En cas de partage de voix, la voix du président de séance (et non seulement la voix du président du conseil d’administration) est prépondérante sauf clause contraire des statuts. Lorsque les statuts refusent la voix prépondérante au président et qu’au cours d’une séance, où quatre administrateurs sont présents, deux d’entre eux votent une résolution et les deux autres s’abstiennent, la résolution ne peut être adoptée. Il aurait fallu trois administrateurs se prononçant en sa faveur. S’abstenir c’est pratiquement voter contre.
Certains statuts stipulent que si dans une séance du conseil d’administration réunissant le quorum requis pour délibérer valablement, un ou plusieurs administrateurs s’abstiennent, les résolutions seront valablement prises par les autres administrateurs présents ou représentés. Une telle stipulation tient compte des voix exprimées. Ainsi à la règle de majorité calculée sur le nombre des personnes présentes ou représentées, il est substitué une règle de majorité calculée sur le nombre des voix exprimées.
La question se pose de savoir si une telle clause est valable. Pour y répondre, il faut dire si la règle de l’article 199 du CSC est d’ordre public ou quelles sont les dérogations possibles à y apporter. A notre avis, la liberté contractuelle concédée par le législateur est limitée. Les statuts peuvent prévoir de déroger à la règle de droit commun en élevant la majorité et en écartant la voix prépondérante du président.
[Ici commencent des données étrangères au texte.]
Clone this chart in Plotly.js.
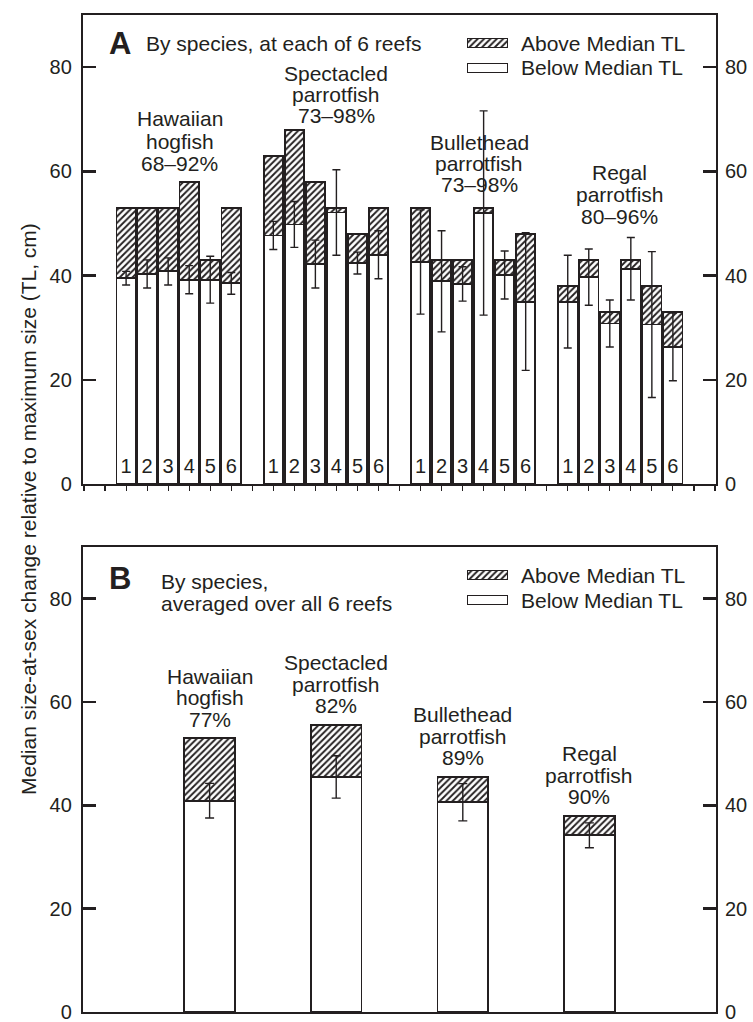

Ils ne peuvent cependant pas modifier l’assiette de calcul de la majorité.
Que faut-il faire dans ces conditions ?
Ceux qui ont voté pour peuvent tenir la décision comme étant adoptée en application des statuts. Ceux qui ont voté contre peuvent agir en nullité. Pour que leur action aboutisse, ils doivent en même temps (dans la même action) demander la nullité de la clause des statuts qui sert de socle à la décision. Or, cette action en nullité risque d’être jugée tardive en raison de l’expiration des délais de prescription.